À TSF, António Ventinhas até deixou a sugestão para o lugar de coordenação do grupo de trabalho: Joana Marques Vidal, ex-procuradora-geral da República.

"Não se pode substituir um julgamento por um acordo"

Por seu lado, o presidente da Associação Sindical dos Juízes Portugueses diz não ter qualquer objecção “desde que haja um julgamento em que o juiz possa verificar de a colaboração foi relevante e espontânea, se os factos ocorreram conforme o delator os conta e desde que isso seja sujeito a um contraditório pleno na audiência”. Isto é, a pessoa que é denunciada tem o direito de saber em que termos a colaboração foi prestada e com base em que proposta.

"Não podemos substituir um julgamento por uma mera denúncia, um acordo ou um negócio entre um delator e o Ministério Público para se encontrar uma pena ou uma dispensa de pena”, defendeu Manuel Ramos Soares na TSF.

"Mudar o paradigma"

João Paulo Batalha, presidente da TIAC - Transparência e Integridade, pede calma e que se evitem precipitações de fazer pacotes de medidas sem uma avaliação prévia. Por isso, defende que a estratégia para o combate à corrupção não pode passar apenas pelas alterações legislativas nem partir apenas do Governo - deve ser feita na Assembleia da República, com uma discussão de âmbito nacional, até mesmo através de uma comissão eventual, como já chegou a acontecer noutras ocasiões.

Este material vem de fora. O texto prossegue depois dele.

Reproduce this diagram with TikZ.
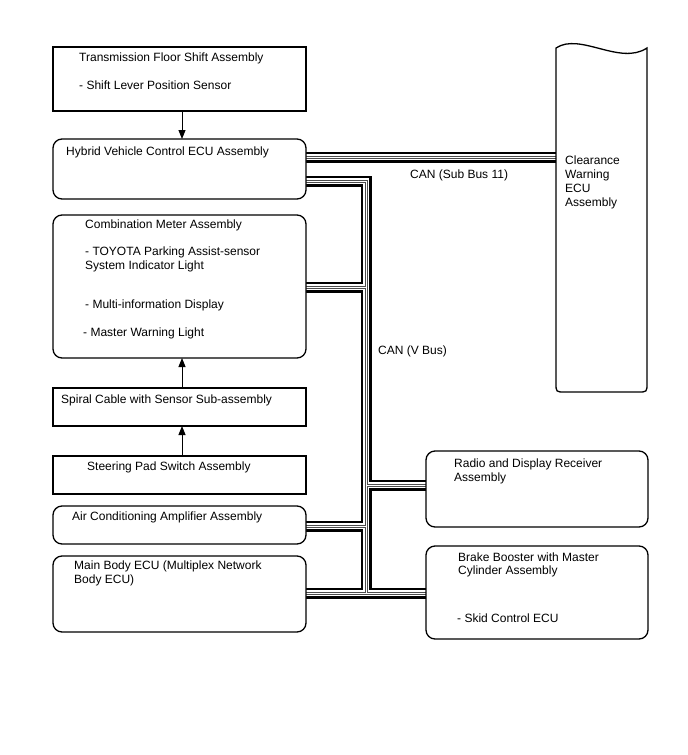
\documentclass[tikz,border=0pt]{standalone}
\usepackage{fontspec}
\setmainfont{Liberation Sans}
\usetikzlibrary{arrows.meta,backgrounds}
\begin{document}
\begin{tikzpicture}[x=1pt,y=-1pt,
  box/.style={draw, line width=1.3pt, fill=white, inner sep=0pt, outer sep=0pt, anchor=north west},
  rbox/.style={box, rounded corners=9pt},
  txt/.style={anchor=base west, inner sep=0pt, font=\fontsize{12}{14}\selectfont},
  arr/.style={line width=1pt, -{Triangle[width=7pt,length=9pt]}},
]
\useasboundingbox (0,0) rectangle (688,755);

% boxes
\node[box,  minimum width=253pt, minimum height=64pt]  (tfs) at (53,47) {};
\node[rbox, minimum width=253pt, minimum height=60pt]  (hv)  at (53,139) {};
\node[rbox, minimum width=253pt, minimum height=143pt] (cm)  at (53,215) {};
\node[box,  minimum width=253pt, minimum height=38pt]  (sc)  at (53,388) {};
\node[box,  minimum width=253pt, minimum height=38pt]  (sp)  at (53,456) {};
\node[rbox, minimum width=253pt, minimum height=38pt]  (ac)  at (53,506) {};
\node[rbox, minimum width=253pt, minimum height=76pt]  (mb)  at (53,556) {};
\node[rbox, minimum width=222pt, minimum height=76pt]  (rd)  at (426,451) {};
\node[rbox, minimum width=222pt, minimum height=93pt]  (bb)  at (426,546) {};

% clearance warning ECU (wavy top)
\draw[line width=1.3pt, fill=white] (647,48) .. controls (620,66) and (580,32) .. (556,48)
  -- (556,383) .. controls (556,392) .. (565,392) -- (638,392)
  .. controls (647,392) .. (647,383) -- cycle;
\coordinate (cw) at (556,157);

% junction coordinates
\coordinate (jtop) at (366,181);
\coordinate (jcm)  at (366,287);
\coordinate (jrd)  at (366,485);
\coordinate (jac)  at (366,526);
\coordinate (jbot) at (366,593);

\newcommand\canbuspath{
  (hv.east |- cw) -- (cw)
  (hv.east |- jtop) -- (jtop) -- (jbot)
  (cm.east |- jcm) -- (jcm)
  (jrd) -- (rd.west |- jrd)
  (ac.east |- jac) -- (jac)
  (mb.east |- jbot) -- (bb.west |- jbot)
}
\begin{pgfonlayer}{background}
  \fill[white] (0,0) rectangle (688,755);
  \foreach \w/\c in {11/black,6/white,3/black!70,1/white}
    \draw[line width=\w pt, color=\c, line join=miter] \canbuspath;
\end{pgfonlayer}

% arrows
\draw[arr] ([xshift=2.5pt]tfs.south) -- ([xshift=2.5pt]hv.north);
\draw[arr] ([xshift=2.5pt]sc.north) -- ([xshift=2.5pt]cm.south);
\draw[arr] ([xshift=2.5pt]sp.north) -- ([xshift=2.5pt]sc.south);

% texts
\node[txt] (t1) at (79,61) {Transmission Floor Shift Assembly};
\node[txt] (t2) at (79,89) {- Shift Lever Position Sensor};
\node[txt] (t3) at (66,155) {Hybrid Vehicle Control ECU Assembly};
\node[txt] (t4) at (85,228) {Combination Meter Assembly};
\node[txt] (t5) at (85,255) {- TOYOTA Parking Assist-sensor};
\node[txt] (t6) at (85,269) {System Indicator Light};
\node[txt] (t7) at (85,308) {- Multi-information Display};
\node[txt] (t8) at (83,336) {- Master Warning Light};
\node[txt] (t9) at (61,403) {Spiral Cable with Sensor Sub-assembly};
\node[txt] (t10) at (87,470) {Steering Pad Switch Assembly};
\node[txt] (t11) at (72,520) {Air Conditioning Amplifier Assembly};
\node[txt] (t12) at (74,569) {Main Body ECU (Multiplex Network};
\node[txt] (t13) at (74,583) {Body ECU)};
\node[txt] (t14) at (454,467) {Radio and Display Receiver};
\node[txt] (t15) at (454,481) {Assembly};
\node[txt] (t16) at (458,561) {Brake Booster with Master};
\node[txt] (t17) at (458,574) {Cylinder Assembly};
\node[txt] (t18) at (457,622) {- Skid Control ECU};
\node[txt] (t19) at (565,164) {Clearance};
\node[txt] (t20) at (565,178) {Warning};
\node[txt] (t21) at (565,192) {ECU};
\node[txt] (t22) at (565,206) {Assembly};
\node[txt] (l1) at (410,178) {CAN (Sub Bus 11)};
\node[txt] (l2) at (378,354) {CAN (V Bus)};
\end{tikzpicture}
\end{document}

“É preciso repensar a arquitectura penal”, defende este activista, vincando ser precisa uma “alteração de paradigma no combate à corrupção”. “O combate à corrupção precisa de conhecimento aprofundado, experiência, que envolve branqueamento, offshores, fugas aos impostos e precisa de ser tratada por magistrados especializados”, diz João Paulo Batalha, que considera que não há uma leitura estrita sobre o que pode ser ou não constitucional, uma vez que há um artigo que permite a especialização, como é o caso dos tribunais de família ou concorrência.